# Planswift-Take off software



## lut21 (Sep 24, 2009)

Is anyone on the forum working with Planswift? 
In our company we just started using it like one month ago and rigth now we are creating our parameters data base (they call them parts and assemblies in Planswift). Has anyone been through this process, either in Planswift or any other take off program?
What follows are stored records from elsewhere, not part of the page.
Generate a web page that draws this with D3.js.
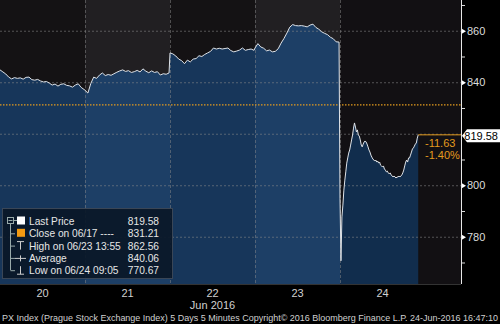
<!DOCTYPE html>
<html><head><meta charset="utf-8">
<script src="https://cdn.jsdelivr.net/npm/d3@7"></script>
<style>
html,body{margin:0;padding:0;background:#000;}
svg{display:block;}
text{font-family:"Liberation Sans",Arial,sans-serif;}
</style></head>
<body><svg id="c" width="500" height="324"></svg>
<script>
// ---- data ----
const dayLabels = ["20","21","22","23","24"];
const monthLabel = "Jun 2016";
const dayStepMinutes = [15,15,15,15,5];
const sessionMinutes = 440;
const jun20 = [844.8,844.0,843.2,842.0,841.3,841.8,841.5,841.7,841.2,841.9,842.0,841.0,840.8,841.1,840.5,840.1,840.3,839.7,838.9,839.3,838.5,839.2,839.4,838.8,838.6,838.1,838.9,839.4,838.0,837.2];
const jun21 = [836.9,835.8,839.5,842.0,841.5,842.8,843.6,842.6,843.0,842.7,843.3,843.9,844.4,844.8,844.2,844.5,843.8,844.1,844.6,844.0,845.2,844.3,843.7,844.4,843.8,844.1,842.8,843.3,843.1,843.6];
const jun22 = [851.4,851.0,850.2,849.0,848.4,847.2,848.6,847.9,849.0,849.2,850.3,850.0,850.8,851.4,852.0,853.3,852.9,853.2,852.9,853.1,853.3,852.3,851.8,852.1,852.5,853.3,852.4,852.7,852.9,852.4];
const jun23 = [853.3,855.0,853.7,853.2,852.2,852.5,851.8,852.0,853.0,855.2,857.0,859.1,861.4,862.4,862.0,861.9,862.0,861.8,861.5,862.2,862.56,861.3,860.6,859.6,859.0,858.5,857.5,856.9,855.7,855.6];
const jun24 = [795.0,770.67,787.7,792.3,798.1,802.0,805.2,808.6,810.6,812.5,813.7,815.6,817.6,819.5,822.2,824.2,822.6,820.7,821.5,819.5,819.1,817.6,815.6,814.9,816.0,816.8,817.2,816.8,816.0,814.9,813.7,812.9,811.7,810.9,810.2,809.8,809.4,809.8,809.0,809.4,808.6,809.0,807.8,807.5,807.1,807.5,806.3,805.9,805.2,805.5,804.8,804.4,804.8,804.0,803.6,803.2,803.6,803.2,802.8,803.2,803.2,803.6,803.2,803.6,804.0,804.8,805.9,807.5,809.0,809.8,809.0,810.6,810.6,811.7,812.9,814.1,814.5,815.2,816.0,816.4,818.3,819.58];
const daySeries = [jun20, jun21, jun22, jun23, jun24];
const majorTicks = [780,800,820,840,860];
const minorTicks = [770,790,810,830,850,870];
const closePrice = 831.21;
const lastPrice = 819.58;
const netChange = "-11.63";
const pctChange = "-1.40%";
const legendLabels = ["Last Price","Close on 06/17 ----","High on 06/23 13:55","Average","Low on 06/24 09:05"];
const legendValues = ["819.58","831.21","862.56","840.06","770.67"];
const footer = "PX Index (Prague Stock Exchange Index) 5 Days 5 Minutes  Copyright\u00A9 2016 Bloomberg Finance L.P.  24-Jun-2016 16:47:10";

// ---- layout ----
const svg = d3.select("#c");
const plotL = 0, plotR = 461, plotT = 0, plotB = 284;
const x = d3.scaleLinear().domain([0,5]).range([0,425]);
const y = d3.scaleLinear().domain([761.65,871.94]).range([plotB,plotT]);

svg.append("rect").attr("width",500).attr("height",324).attr("fill","#000");

// day bands
const bandBg = ["#141214","#211f22","#141214","#211f22","#121013"];
const bandFill = ["#17365a","#1d3f66","#17365a","#1d3f66","#112d4d"];
dayLabels.forEach((d,i)=>{
  svg.append("rect").attr("x",x(i)).attr("y",plotT).attr("width",x(i+1)-x(i)).attr("height",plotB-plotT).attr("fill",bandBg[i]);
});
svg.append("rect").attr("x",x(5)).attr("y",plotT).attr("width",plotR-x(5)).attr("height",plotB-plotT).attr("fill",bandBg[4]);

// points
const pts = [];
daySeries.forEach((arr,d)=>arr.forEach((v,i)=>pts.push({t:d+i*dayStepMinutes[d]/sessionMinutes, v})));

const defs = svg.append("defs");
dayLabels.forEach((d,i)=>{
  defs.append("clipPath").attr("id","cl"+i).append("rect")
    .attr("x",x(i)).attr("y",plotT).attr("width",x(i+1)-x(i)).attr("height",plotB-plotT);
});
const area = d3.area().x(p=>x(p.t)).y0(plotB).y1(p=>y(p.v));
dayLabels.forEach((d,i)=>{
  svg.append("path").datum(pts).attr("d",area).attr("fill",bandFill[i]).attr("clip-path","url(#cl"+i+")");
});

// gridlines
svg.append("g").selectAll("line").data(majorTicks).join("line")
  .attr("x1",plotL).attr("x2",plotR).attr("y1",v=>y(v)+0.5).attr("y2",v=>y(v)+0.5)
  .attr("stroke","#8a8a8a").attr("stroke-opacity",0.55).attr("stroke-dasharray","2,2");
svg.append("g").selectAll("line").data(d3.range(1,5)).join("line")
  .attr("x1",d=>x(d)+0.5).attr("x2",d=>x(d)+0.5).attr("y1",plotT).attr("y2",plotB)
  .attr("stroke","#8a8a8a").attr("stroke-opacity",0.5).attr("stroke-dasharray","3,2");

// close line
svg.append("line").attr("x1",plotL).attr("x2",plotR).attr("y1",y(closePrice)).attr("y2",y(closePrice))
  .attr("stroke","#e39b1e").attr("stroke-width",1.2).attr("stroke-dasharray","1.5,1.5");

// price line
const line = d3.line().x(p=>x(p.t)).y(p=>y(p.v));
svg.append("path").datum(pts).attr("d",line).attr("fill","none").attr("stroke","#dfe3e8").attr("stroke-width",1);

// last price level line
const lastT = pts[pts.length-1].t;
svg.append("line").attr("x1",x(lastT)).attr("x2",plotR).attr("y1",y(lastPrice)).attr("y2",y(lastPrice))
  .attr("stroke","#e39b1e").attr("stroke-width",1);
svg.append("text").attr("x",425).attr("y",y(lastPrice)+12).attr("fill","#e39b1e").attr("font-size",11).text(netChange);
svg.append("text").attr("x",425).attr("y",y(lastPrice)+24).attr("fill","#e39b1e").attr("font-size",11).text(pctChange);

// right axis
const ax = svg.append("g").attr("transform",`translate(${plotR},0)`)
  .call(d3.axisRight(y).tickValues(majorTicks.filter(v=>v!==820)).tickSize(0).tickPadding(6).tickFormat(d3.format("d")));
ax.select(".domain").remove();
ax.selectAll("text").attr("fill","#dcdcdc").attr("font-size",11).attr("font-family","Liberation Sans, Arial, sans-serif");
ax.selectAll(".tick").append("path").attr("d","M0,-3L5,0L0,3Z").attr("fill","#fff");
const axMinor = svg.append("g").attr("transform",`translate(${plotR},0)`)
  .call(d3.axisRight(y).tickValues(minorTicks).tickSize(4).tickFormat(""));
axMinor.select(".domain").remove();
axMinor.selectAll("line").attr("stroke","#ddd");
svg.append("line").attr("x1",plotR+0.5).attr("x2",plotR+0.5).attr("y1",plotT).attr("y2",plotB).attr("stroke","#e8e8e8");

// last price tag
const ly = y(lastPrice);
svg.append("path").attr("d",`M${plotR+1},${ly+1}L${plotR+6},${ly-5.5}L500,${ly-5.5}L500,${ly+7.5}L${plotR+6},${ly+7.5}Z`).attr("fill","#fff");
svg.append("text").attr("x",498).attr("y",ly+5.5).attr("text-anchor","end").attr("fill","#000").attr("font-size",11).text(lastPrice.toFixed(2));

// x axis labels
svg.append("line").attr("x1",plotL).attr("x2",plotR).attr("y1",plotB+0.5).attr("y2",plotB+0.5).attr("stroke","#333");
svg.append("g").selectAll("text").data(dayLabels).join("text")
  .attr("x",(d,i)=>x(i+0.5)).attr("y",297).attr("text-anchor","middle").attr("fill","#d0d0d0").attr("font-size",11).text(d=>d);
svg.append("text").attr("x",x(2.5)).attr("y",309).attr("text-anchor","middle").attr("fill","#d0d0d0").attr("font-size",11).text(monthLabel);
svg.append("text").attr("x",2).attr("y",321).attr("fill","#d0d0d0").attr("font-size",9)
  .attr("textLength",496).attr("lengthAdjust","spacingAndGlyphs").text(footer);

// legend
const lg = svg.append("g");
lg.append("rect").attr("x",2.5).attr("y",208.5).attr("width",170).attr("height",70).attr("fill","#0a1727").attr("fill-opacity",0.92).attr("stroke","#3a4656");
const rowY = i=>221+i*12.3;
// tree
lg.append("rect").attr("x",7.5).attr("y",rowY(0)-3.5).attr("width",6).attr("height",6).attr("fill","none").attr("stroke","#9aa");
lg.append("line").attr("x1",8.5).attr("x2",12.5).attr("y1",rowY(0)-0.5).attr("y2",rowY(0)-0.5).attr("stroke","#9aa");
lg.append("line").attr("x1",10.5).attr("x2",10.5).attr("y1",rowY(0)+3).attr("y2",rowY(4)).attr("stroke","#9aa");
[1,2,3,4].forEach(i=>lg.append("line").attr("x1",10.5).attr("x2",15).attr("y1",rowY(i)+0.5).attr("y2",rowY(i)+0.5).attr("stroke","#9aa"));
lg.append("line").attr("x1",13).attr("x2",17).attr("y1",rowY(0)-0.5).attr("y2",rowY(0)-0.5).attr("stroke","#9aa");
lg.append("rect").attr("x",17).attr("y",rowY(0)-4.5).attr("width",8).attr("height",8).attr("fill","#fff");
lg.append("rect").attr("x",17).attr("y",rowY(1)-4.5).attr("width",8).attr("height",8).attr("fill","#f39a12");
// high T
lg.append("path").attr("d",`M17,${rowY(2)-4}L24,${rowY(2)-4}M20.5,${rowY(2)-4}L20.5,${rowY(2)+4}`).attr("stroke","#ccc").attr("fill","none");
// avg +
lg.append("path").attr("d",`M15,${rowY(3)+0.5}L26,${rowY(3)+0.5}M20.5,${rowY(3)-2.5}L20.5,${rowY(3)+3.5}`).attr("stroke","#ccc").attr("fill","none");
// low ⊥
lg.append("path").attr("d",`M17,${rowY(4)+4}L24,${rowY(4)+4}M20.5,${rowY(4)-4}L20.5,${rowY(4)+4}`).attr("stroke","#ccc").attr("fill","none");
lg.selectAll("text.l").data(legendLabels).join("text").attr("class","l")
  .attr("x",29).attr("y",(d,i)=>rowY(i)+4).attr("fill","#e6e6e6").attr("font-size",10.2).text(d=>d);
lg.selectAll("text.v").data(legendValues).join("text").attr("class","v")
  .attr("x",159).attr("y",(d,i)=>rowY(i)+4).attr("text-anchor","end").attr("fill","#e6e6e6").attr("font-size",10.2).text(d=>d);
</script></body></html>
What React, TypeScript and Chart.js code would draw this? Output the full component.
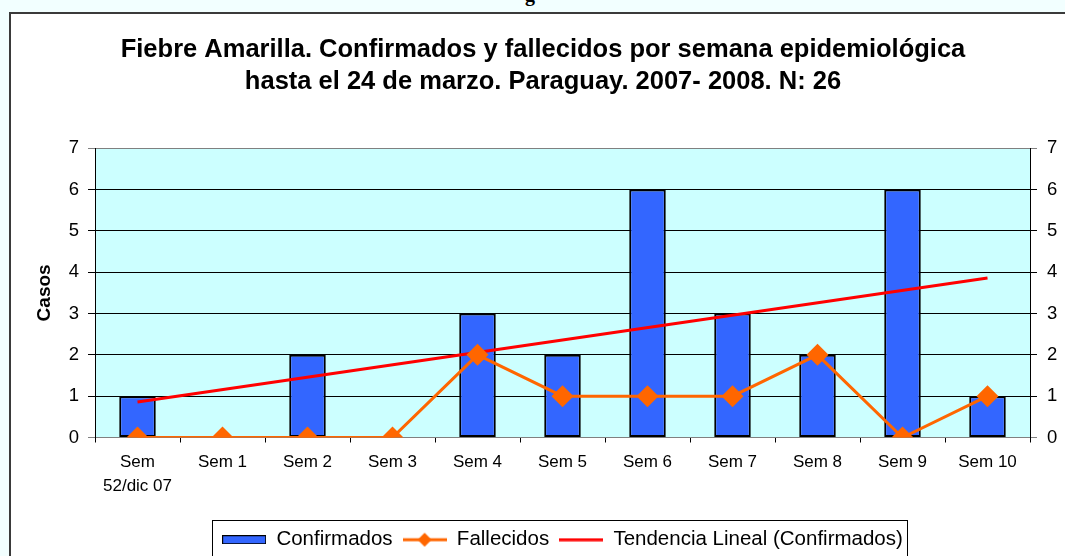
import React, { useEffect, useRef } from "react";
import { Chart, registerables } from "chart.js";

Chart.register(...registerables);

const categories: (string | string[])[] = [
  ["Sem", "52/dic 07"],
  "Sem 1",
  "Sem 2",
  "Sem 3",
  "Sem 4",
  "Sem 5",
  "Sem 6",
  "Sem 7",
  "Sem 8",
  "Sem 9",
  "Sem 10",
];
const confirmados = [1, 0, 2, 0, 3, 2, 6, 3, 2, 6, 1];
const fallecidos = [0, 0, 0, 0, 2, 1, 1, 1, 2, 0, 1];
// trend line: starts ~0.86 at first week, ends ~3.86 at last week
const tendencia: (number | null)[] = [0.86, null, null, null, null, null, null, null, null, null, 3.86];
const yMin = 0;
const yMax = 7;

const titleLines = [
  "Fiebre Amarilla. Confirmados y fallecidos por semana epidemiológica",
  "hasta el 24 de marzo. Paraguay. 2007- 2008. N: 26",
];
const legendLabels = ["Confirmados", "Fallecidos", "Tendencia Lineal (Confirmados)"];

const FONT = "'Liberation Sans', Arial, Helvetica, sans-serif";
const BLUE = "#3366FF";
const ORANGE = "#FF6600";
const RED = "#FF0000";

function makeSwatch(kind: string): HTMLCanvasElement {
  const c = document.createElement("canvas");
  const w = 44;
  if (kind === "bar") {
    c.width = w;
    c.height = 9;
    const g = c.getContext("2d")!;
    g.fillStyle = BLUE;
    g.fillRect(0.5, 0.5, w - 1, 8);
    g.strokeStyle = "#000";
    g.lineWidth = 1;
    g.strokeRect(0.5, 0.5, w - 1, 8);
  } else if (kind === "diamond") {
    c.width = w;
    c.height = 16;
    const g = c.getContext("2d")!;
    g.strokeStyle = ORANGE;
    g.lineWidth = 3;
    g.beginPath();
    g.moveTo(0, 8);
    g.lineTo(w, 8);
    g.stroke();
    g.fillStyle = ORANGE;
    g.beginPath();
    g.moveTo(w / 2, 1);
    g.lineTo(w / 2 + 7, 8);
    g.lineTo(w / 2, 15);
    g.lineTo(w / 2 - 7, 8);
    g.closePath();
    g.fill();
  } else {
    c.width = w;
    c.height = 4;
    const g = c.getContext("2d")!;
    g.strokeStyle = RED;
    g.lineWidth = 3;
    g.beginPath();
    g.moveTo(0, 2);
    g.lineTo(w, 2);
    g.stroke();
  }
  return c;
}

const plotBg = {
  id: "plotBg",
  beforeDraw(chart: any) {
    const { ctx, chartArea } = chart;
    ctx.save();
    ctx.fillStyle = "#CCFFFF";
    ctx.fillRect(chartArea.left, chartArea.top, chartArea.right - chartArea.left, chartArea.bottom - chartArea.top);
    ctx.restore();
  },
};

const legendBox = {
  id: "legendBox",
  afterDraw(chart: any) {
    const lg = chart.legend;
    if (!lg || !lg.legendHitBoxes || !lg.legendHitBoxes.length) return;
    const boxes = lg.legendHitBoxes;
    let l = Infinity;
    let r = -Infinity;
    for (const b of boxes) {
      l = Math.min(l, b.left);
      r = Math.max(r, b.left + b.width);
    }
    const { ctx } = chart;
    ctx.save();
    ctx.strokeStyle = "#000";
    ctx.lineWidth = 1;
    ctx.strokeRect(Math.round(l - 10) + 0.5, Math.round(lg.top) + 0.5, Math.round(r - l + 14), 60);
    ctx.restore();
  },
};

export default function App() {
  const ref = useRef<HTMLCanvasElement | null>(null);

  useEffect(() => {
    if (!ref.current) return;
    const swatches = [makeSwatch("bar"), makeSwatch("diamond"), makeSwatch("line")];
    const gridColor = (c: any) => (c.tick && (c.tick.value === yMin || c.tick.value === yMax) ? "#808080" : "#000000");
    const chart = new Chart(ref.current, {
      type: "bar",
      data: {
        labels: categories as any,
        datasets: [
          {
            type: "bar",
            label: legendLabels[0],
            data: confirmados,
            backgroundColor: BLUE,
            borderColor: "#000",
            borderWidth: 2,
            borderSkipped: false,
            barPercentage: 0.43,
            categoryPercentage: 1,
            order: 3,
            yAxisID: "y",
          } as any,
          {
            type: "line",
            label: legendLabels[1],
            data: fallecidos,
            borderColor: ORANGE,
            backgroundColor: ORANGE,
            borderWidth: 3,
            pointStyle: "rectRot",
            pointRadius: 11,
            pointBackgroundColor: ORANGE,
            pointBorderColor: ORANGE,
            pointBorderWidth: 0,
            order: 1,
            yAxisID: "y",
          } as any,
          {
            type: "line",
            label: legendLabels[2],
            data: tendencia,
            spanGaps: true,
            borderColor: RED,
            borderWidth: 3,
            pointRadius: 0,
            order: 2,
            yAxisID: "y",
          } as any,
        ],
      },
      options: {
        animation: false,
        responsive: false,
        devicePixelRatio: 1,
        layout: { padding: 0 },
        plugins: {
          tooltip: { enabled: false },
          title: {
            display: true,
            text: titleLines,
            color: "#000",
            font: { family: FONT, size: 25.5, weight: "bold", lineHeight: 1.26 },
            padding: { top: 20, bottom: 50 },
          },
          legend: {
            display: true,
            position: "bottom",
            fullSize: false,
            labels: {
              color: "#000",
              font: { family: FONT, size: 20.5 },
              usePointStyle: true,
              pointStyleWidth: 44,
              padding: 10,
              generateLabels: () =>
                legendLabels.map((t, i) => ({
                  text: t,
                  pointStyle: swatches[i] as any,
                  fillStyle: "transparent",
                  strokeStyle: "transparent",
                  lineWidth: 0,
                  hidden: false,
                  datasetIndex: i,
                  fontColor: "#000",
                })),
            },
          },
        },
        scales: {
          x: {
            offset: true,
            grid: {
              offset: true,
              drawOnChartArea: false,
              drawTicks: true,
              tickLength: 5,
              color: "#000",
            },
            border: { display: true, color: "#808080", width: 1 },
            ticks: {
              color: "#000",
              font: { family: FONT, size: 17, lineHeight: 1.4 },
              padding: 8,
              maxRotation: 0,
              autoSkip: false,
            },
            afterFit: (s: any) => {
              s.height = 82;
            },
          },
          y: {
            position: "left",
            min: yMin,
            max: yMax,
            grid: { color: gridColor, lineWidth: 1, tickLength: 7, drawTicks: true },
            border: { display: true, color: "#000", width: 1 },
            ticks: {
              stepSize: 1,
              color: "#000",
              font: { family: FONT, size: 18.5 },
              padding: 9,
            },
            title: {
              display: true,
              text: "Casos",
              color: "#000",
              font: { family: FONT, size: 19, weight: "bold", lineHeight: 1.2 },
              padding: { top: 22, bottom: 0 },
            },
            afterFit: (s: any) => {
              s.width = 84;
            },
          },
          y2: {
            position: "right",
            min: yMin,
            max: yMax,
            grid: { drawOnChartArea: false, color: gridColor, tickLength: 7, drawTicks: true },
            border: { display: true, color: "#000", width: 1 },
            ticks: {
              stepSize: 1,
              color: "#000",
              font: { family: FONT, size: 18.5 },
              padding: 10,
            },
            afterFit: (s: any) => {
              s.width = 45;
            },
          },
        },
      } as any,
      plugins: [plotBg, legendBox],
    });
    return () => chart.destroy();
  }, []);

  return (
    <div
      style={{
        position: "fixed",
        left: 0,
        top: 0,
        width: 1065,
        height: 556,
        overflow: "hidden",
        background: "#F2FFFF",
      }}
    >
      <div
        style={{
          position: "absolute",
          left: 525,
          top: -16,
          fontFamily: "'Liberation Serif', 'Times New Roman', serif",
          fontWeight: "bold",
          fontSize: 20,
          lineHeight: "20px",
          color: "#000",
        }}
      >
        g
      </div>
      <div
        style={{
          position: "absolute",
          left: 9,
          top: 12,
          width: 1080,
          height: 600,
          boxSizing: "border-box",
          borderTop: "2px solid #3a3a3a",
          borderLeft: "2px solid #3a3a3a",
          background: "#FFFFFF",
        }}
      >
        <canvas ref={ref} width={1064} height={546} style={{ display: "block", width: 1064, height: 546 }} />
      </div>
    </div>
  );
}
We are using the MPI Interior and Exterior Systems, the PDCA production rates, the paint manufacturers coverage rates and of course our own rates and coverages to adjust the numbers to a real scenario...I was just wondering is someone around here is doing the same? :whistling2:


----------



## RCP (Apr 18, 2007)

Welcome to the forum, feel free to post an intro here.
I don't think many of us here use any software, be interesting to hear how you like it.
Your site looks like you do some great work, although I had some problems viewing your pix (on Safari).


----------



## lut21 (Sep 24, 2009)

I finally did...you may want to ready at
http://www.painttalk.com/f3/how-we-roll-seattle-estimating-7031/
I explain more my estimating experience...


----------



## addajones (Sep 5, 2012)

*assemblies*

I would love to see how you set up your painting assemblies for planswift? I am having great difficulty setting them up correctly for painting. Is there a way to export or import your assemblies to take a look? I appreciate all of your help.


----------



## bodean614 (May 31, 2011)

I use plan swift but so far only for quantities. I too would be interested in how others set the assemblies up.


----------